Girls weekend… it was great until we all got in a car and went to the bank. In the car were five women from our 20s to 50. We were in line for the drive up window. Three cars in front of us, three behind and the lines weren't moving. I felt the subject turning to age. Some of the women were fond of repeating their age, and saying things like, 'The older I get,' A L O T so the warnings were all there. Still, we were three quarters of the way through the weekend and I was optimistic about getting through without being asked. Then it happened.
It felt like one of those movies were a military squad is in enemy territory, about to get blown up by an IED. The windows were closed, enhancing that feeling of the world being silenced as all objects in and out of the car begin their projectile in ultra slow motion and I found myself wishing I was the first item to disintegrate into a billion pieces while being thrust into the air.
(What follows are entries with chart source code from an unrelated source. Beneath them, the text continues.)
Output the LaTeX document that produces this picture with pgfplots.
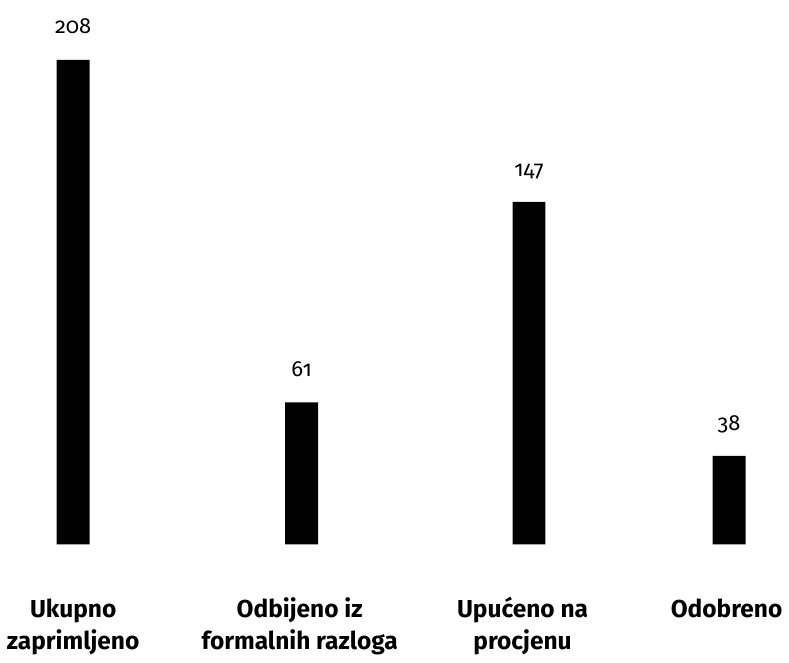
\documentclass[border=0pt]{standalone}
\usepackage{pgfplots}
\pgfplotsset{compat=1.18}
\usepackage{fontspec}
\setmainfont{Fira Sans}[Numbers=OldStyle]
\begin{document}
\begin{tikzpicture}
\begin{axis}[
  scale only axis,
  width=394.5pt, height=331.5pt,
  xmin=0, xmax=789,
  ymin=-49.55, ymax=233.66,
  hide axis,
  clip=false,
  ybar,
  bar width=33,
  bar shift=0pt,
  /pgf/number format/assume math mode=true,
  nodes near coords,
  every node near coord/.append style={font=\fontsize{11pt}{13pt}\selectfont, anchor=base, yshift=13pt, black},
]
\addplot[fill=black, draw=none] coordinates {(73.5,208) (303,61) (531.5,147) (732.5,38)};
\path (rel axis cs:0,0) rectangle (rel axis cs:1,1);
\tikzset{lab/.style={font=\fontseries{sb}\selectfont\fontsize{12.3pt}{16.5pt}\selectfont, align=center, anchor=base}}
\node[lab] at (axis cs:73.5,-45.28) {Ukupno\\zaprimljeno};
\node[lab] at (axis cs:301,-45.28) {Odbijeno iz\\formalnih razloga};
\node[lab] at (axis cs:525,-45.28) {Upućeno na\\procjenu};
\node[lab] at (axis cs:730,-31.2) {Odobreno};
\end{axis}
\end{tikzpicture}
\end{document}
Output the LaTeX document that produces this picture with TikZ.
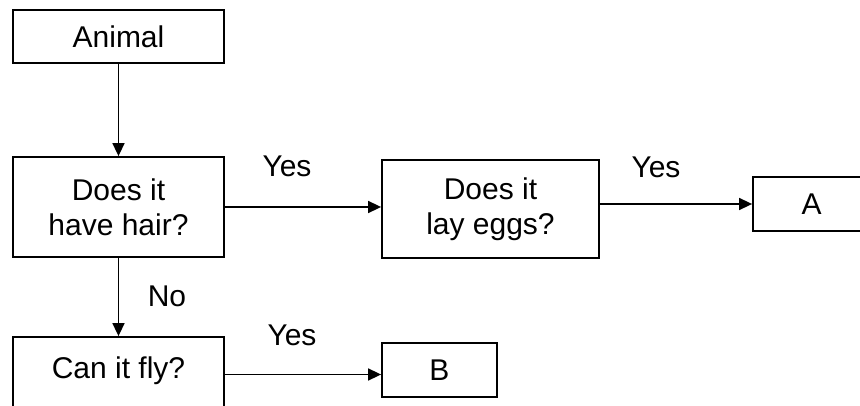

My friend, who knows how I feel about this subject, was pushing me to answer… a betrayal on the level of Judas.
I got through this one by offering to reveal my weight. That did the trick. No one wants to talk about their weight. Later something beautiful happened for the the second time in my life.
That night at dinner, the youngest among us told a story about her own experience with ageism. She was at a function, having a lovely conversation with a woman perhaps twice her age when the woman asked her age. She responded perfectly by asking, 'Why?'
If possible, that is the ideal way to handle being asked, 'How old are you?' For me it's difficult to say without the multitude of emotion that goes along with it such as fear, anger, sarcasm just to name a few, becoming glaringly apparent. This woman seemed to deliver it perfectly. Still she said as soon as the question was out, she felt a shift in the conversation. The lovely conversation they were having was over. Now she was silently labeled as a daughter or a kid.
I was grateful that she told this story. It reminds me that labeling someone based on their age, whether it be young, old or somewhere in between, always stings.